■ **GIVEN INSTRUCTION**
Only the lines from the top of the records below through the line containing "from matplotlib.patches import Patch" should be printed, exactly and without pictures.

Stored data entries
BEGIN

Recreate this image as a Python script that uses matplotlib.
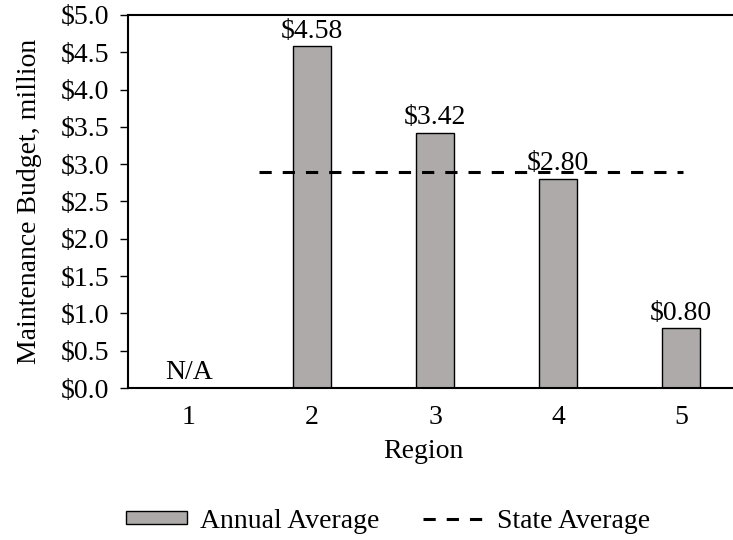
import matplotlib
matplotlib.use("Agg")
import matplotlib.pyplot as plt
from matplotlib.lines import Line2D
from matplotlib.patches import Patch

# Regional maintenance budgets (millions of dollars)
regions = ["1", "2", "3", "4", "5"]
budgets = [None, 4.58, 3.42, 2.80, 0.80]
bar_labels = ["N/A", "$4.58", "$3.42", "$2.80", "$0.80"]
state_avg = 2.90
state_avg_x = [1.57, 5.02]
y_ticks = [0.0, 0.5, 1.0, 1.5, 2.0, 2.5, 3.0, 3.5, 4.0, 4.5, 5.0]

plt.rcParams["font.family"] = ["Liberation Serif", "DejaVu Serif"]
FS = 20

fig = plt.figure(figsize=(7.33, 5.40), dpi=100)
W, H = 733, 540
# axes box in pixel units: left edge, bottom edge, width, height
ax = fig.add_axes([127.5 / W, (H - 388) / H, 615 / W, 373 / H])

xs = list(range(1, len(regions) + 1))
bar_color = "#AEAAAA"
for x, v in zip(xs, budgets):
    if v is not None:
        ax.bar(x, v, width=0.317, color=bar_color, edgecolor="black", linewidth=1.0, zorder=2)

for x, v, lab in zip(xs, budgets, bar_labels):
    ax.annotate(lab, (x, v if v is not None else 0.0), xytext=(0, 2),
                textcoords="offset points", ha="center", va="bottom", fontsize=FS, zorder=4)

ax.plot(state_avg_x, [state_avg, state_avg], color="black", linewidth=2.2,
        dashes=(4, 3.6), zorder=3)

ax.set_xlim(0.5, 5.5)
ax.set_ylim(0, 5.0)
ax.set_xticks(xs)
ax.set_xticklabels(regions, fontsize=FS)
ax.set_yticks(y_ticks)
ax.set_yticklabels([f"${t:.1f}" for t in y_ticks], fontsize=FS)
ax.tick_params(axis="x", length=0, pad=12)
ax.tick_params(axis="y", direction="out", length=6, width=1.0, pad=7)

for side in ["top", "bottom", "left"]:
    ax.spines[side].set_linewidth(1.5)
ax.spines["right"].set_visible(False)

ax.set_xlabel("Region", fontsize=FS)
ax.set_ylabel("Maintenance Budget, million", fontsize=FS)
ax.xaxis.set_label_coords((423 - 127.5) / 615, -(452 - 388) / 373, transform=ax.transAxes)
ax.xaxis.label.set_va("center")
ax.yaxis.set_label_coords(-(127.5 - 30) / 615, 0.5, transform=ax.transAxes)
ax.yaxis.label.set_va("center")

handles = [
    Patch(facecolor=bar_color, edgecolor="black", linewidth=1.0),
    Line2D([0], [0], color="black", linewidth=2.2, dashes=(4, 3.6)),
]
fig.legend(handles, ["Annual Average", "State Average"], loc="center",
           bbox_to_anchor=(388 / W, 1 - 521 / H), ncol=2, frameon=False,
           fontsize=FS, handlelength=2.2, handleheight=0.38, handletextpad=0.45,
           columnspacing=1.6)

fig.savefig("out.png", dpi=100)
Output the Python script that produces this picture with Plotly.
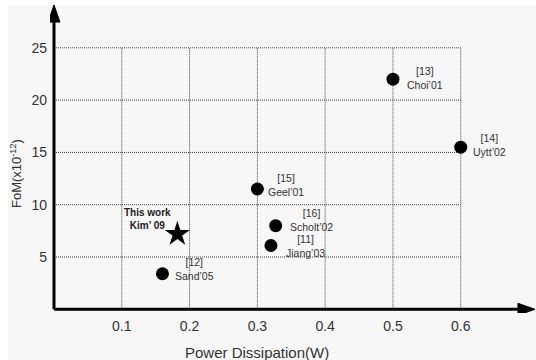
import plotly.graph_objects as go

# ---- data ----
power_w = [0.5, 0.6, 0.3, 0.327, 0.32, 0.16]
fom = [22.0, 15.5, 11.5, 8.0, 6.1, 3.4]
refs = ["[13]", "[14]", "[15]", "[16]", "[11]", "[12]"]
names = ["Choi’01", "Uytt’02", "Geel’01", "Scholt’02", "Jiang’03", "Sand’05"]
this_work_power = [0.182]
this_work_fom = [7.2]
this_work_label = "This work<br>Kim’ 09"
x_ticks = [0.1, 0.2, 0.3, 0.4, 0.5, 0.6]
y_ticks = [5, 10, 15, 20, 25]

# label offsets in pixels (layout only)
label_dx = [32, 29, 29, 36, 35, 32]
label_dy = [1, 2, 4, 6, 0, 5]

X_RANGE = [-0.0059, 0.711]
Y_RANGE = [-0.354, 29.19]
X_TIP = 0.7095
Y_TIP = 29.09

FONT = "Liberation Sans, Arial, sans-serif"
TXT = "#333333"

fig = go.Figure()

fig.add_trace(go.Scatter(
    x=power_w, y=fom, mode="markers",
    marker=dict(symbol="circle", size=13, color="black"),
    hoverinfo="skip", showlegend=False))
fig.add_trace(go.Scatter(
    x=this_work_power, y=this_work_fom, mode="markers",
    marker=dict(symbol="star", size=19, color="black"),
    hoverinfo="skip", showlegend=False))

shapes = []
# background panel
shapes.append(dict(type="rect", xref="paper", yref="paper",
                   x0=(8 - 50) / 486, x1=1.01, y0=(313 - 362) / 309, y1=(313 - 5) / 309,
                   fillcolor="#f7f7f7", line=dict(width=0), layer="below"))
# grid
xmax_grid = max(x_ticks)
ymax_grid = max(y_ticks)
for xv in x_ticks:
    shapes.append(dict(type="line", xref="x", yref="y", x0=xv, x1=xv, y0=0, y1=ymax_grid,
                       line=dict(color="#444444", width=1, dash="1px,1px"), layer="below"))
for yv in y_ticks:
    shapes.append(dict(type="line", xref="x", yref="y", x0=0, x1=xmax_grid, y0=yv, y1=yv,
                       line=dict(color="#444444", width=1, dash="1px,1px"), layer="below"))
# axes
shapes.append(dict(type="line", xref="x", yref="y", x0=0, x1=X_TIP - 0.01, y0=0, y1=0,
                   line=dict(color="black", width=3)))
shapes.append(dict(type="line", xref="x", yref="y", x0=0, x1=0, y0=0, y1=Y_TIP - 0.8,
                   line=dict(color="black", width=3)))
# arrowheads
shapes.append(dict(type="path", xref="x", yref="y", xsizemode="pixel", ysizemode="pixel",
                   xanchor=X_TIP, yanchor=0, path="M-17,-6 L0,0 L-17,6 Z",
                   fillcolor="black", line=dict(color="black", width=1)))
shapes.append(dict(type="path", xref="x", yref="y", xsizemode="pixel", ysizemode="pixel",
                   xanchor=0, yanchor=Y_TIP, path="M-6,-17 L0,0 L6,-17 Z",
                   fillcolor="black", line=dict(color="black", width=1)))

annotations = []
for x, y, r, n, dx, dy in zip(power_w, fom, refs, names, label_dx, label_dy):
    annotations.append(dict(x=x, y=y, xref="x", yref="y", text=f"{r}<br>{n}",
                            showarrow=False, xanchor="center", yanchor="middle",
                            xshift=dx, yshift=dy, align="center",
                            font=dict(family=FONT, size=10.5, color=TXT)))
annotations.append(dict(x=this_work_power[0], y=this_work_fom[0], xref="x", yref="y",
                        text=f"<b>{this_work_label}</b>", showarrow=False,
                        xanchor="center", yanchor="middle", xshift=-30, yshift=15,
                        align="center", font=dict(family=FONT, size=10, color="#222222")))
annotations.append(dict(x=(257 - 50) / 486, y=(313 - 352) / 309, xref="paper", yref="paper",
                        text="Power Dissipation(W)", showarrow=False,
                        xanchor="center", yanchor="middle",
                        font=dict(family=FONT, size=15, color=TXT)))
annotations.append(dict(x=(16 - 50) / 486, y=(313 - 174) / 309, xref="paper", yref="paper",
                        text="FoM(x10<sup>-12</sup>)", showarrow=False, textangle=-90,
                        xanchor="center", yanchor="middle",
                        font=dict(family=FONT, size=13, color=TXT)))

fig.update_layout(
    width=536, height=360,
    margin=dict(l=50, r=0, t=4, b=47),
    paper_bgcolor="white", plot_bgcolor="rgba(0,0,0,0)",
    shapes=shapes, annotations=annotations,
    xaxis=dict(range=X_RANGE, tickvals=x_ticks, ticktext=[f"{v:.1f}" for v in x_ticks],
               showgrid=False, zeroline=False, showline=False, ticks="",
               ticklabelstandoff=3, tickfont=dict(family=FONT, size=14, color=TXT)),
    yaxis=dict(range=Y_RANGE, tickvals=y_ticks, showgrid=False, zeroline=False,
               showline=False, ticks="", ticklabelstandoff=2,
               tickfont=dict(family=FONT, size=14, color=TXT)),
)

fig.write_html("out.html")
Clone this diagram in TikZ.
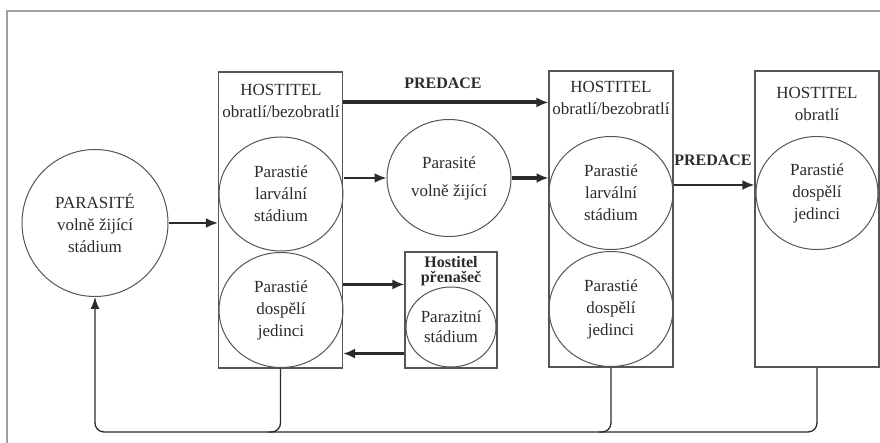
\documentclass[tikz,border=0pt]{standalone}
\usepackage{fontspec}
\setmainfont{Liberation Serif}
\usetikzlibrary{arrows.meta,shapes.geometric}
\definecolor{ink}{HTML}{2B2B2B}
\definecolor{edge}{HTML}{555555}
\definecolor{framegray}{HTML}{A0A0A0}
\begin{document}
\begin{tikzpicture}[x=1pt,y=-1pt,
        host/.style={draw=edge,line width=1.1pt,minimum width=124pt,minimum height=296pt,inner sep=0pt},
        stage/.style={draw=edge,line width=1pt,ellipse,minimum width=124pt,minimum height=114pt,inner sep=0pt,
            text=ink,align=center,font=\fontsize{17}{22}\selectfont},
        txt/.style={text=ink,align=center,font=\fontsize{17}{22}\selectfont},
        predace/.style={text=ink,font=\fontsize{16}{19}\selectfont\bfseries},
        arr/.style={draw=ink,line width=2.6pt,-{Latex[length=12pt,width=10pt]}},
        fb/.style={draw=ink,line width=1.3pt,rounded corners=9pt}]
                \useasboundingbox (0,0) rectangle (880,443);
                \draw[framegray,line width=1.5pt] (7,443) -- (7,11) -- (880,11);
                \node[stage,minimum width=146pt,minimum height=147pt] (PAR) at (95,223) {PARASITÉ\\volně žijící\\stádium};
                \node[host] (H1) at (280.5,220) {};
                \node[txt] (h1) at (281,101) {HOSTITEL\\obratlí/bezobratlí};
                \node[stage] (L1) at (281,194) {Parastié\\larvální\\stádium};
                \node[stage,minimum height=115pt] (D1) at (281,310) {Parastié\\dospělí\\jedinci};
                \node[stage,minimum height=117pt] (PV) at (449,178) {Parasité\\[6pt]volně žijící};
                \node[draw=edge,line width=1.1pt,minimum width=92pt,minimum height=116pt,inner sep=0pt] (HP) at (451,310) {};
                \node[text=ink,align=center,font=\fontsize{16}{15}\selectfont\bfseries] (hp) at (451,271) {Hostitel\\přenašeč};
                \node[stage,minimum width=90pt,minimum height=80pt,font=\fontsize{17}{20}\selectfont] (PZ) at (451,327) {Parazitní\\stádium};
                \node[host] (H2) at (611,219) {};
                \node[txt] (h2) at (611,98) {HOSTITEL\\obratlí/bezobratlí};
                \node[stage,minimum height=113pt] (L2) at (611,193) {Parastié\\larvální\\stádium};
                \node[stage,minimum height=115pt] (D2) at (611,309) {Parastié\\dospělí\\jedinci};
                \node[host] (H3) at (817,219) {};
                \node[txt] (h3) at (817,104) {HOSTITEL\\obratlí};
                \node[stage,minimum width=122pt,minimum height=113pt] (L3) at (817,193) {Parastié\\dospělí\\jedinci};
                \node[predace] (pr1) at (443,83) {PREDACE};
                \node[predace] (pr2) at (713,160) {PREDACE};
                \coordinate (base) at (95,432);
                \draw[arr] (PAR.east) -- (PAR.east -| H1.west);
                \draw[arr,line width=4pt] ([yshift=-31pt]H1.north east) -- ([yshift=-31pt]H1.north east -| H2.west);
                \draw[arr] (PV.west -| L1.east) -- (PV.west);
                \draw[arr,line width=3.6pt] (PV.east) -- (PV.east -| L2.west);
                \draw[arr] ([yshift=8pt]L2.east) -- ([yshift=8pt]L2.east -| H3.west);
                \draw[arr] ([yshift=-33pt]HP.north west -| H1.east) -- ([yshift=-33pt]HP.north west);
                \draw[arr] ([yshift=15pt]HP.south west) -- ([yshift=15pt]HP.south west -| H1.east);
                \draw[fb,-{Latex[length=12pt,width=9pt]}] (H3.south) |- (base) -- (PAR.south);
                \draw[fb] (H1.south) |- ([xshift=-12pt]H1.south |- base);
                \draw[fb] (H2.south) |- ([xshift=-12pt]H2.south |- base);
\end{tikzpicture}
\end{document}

END

■ **SOLUTION TO THE PROBLEM**
Recreate this image as a Python script that uses matplotlib.
import matplotlib
matplotlib.use("Agg")
import matplotlib.pyplot as plt
from matplotlib.lines import Line2D
from matplotlib.patches import Patch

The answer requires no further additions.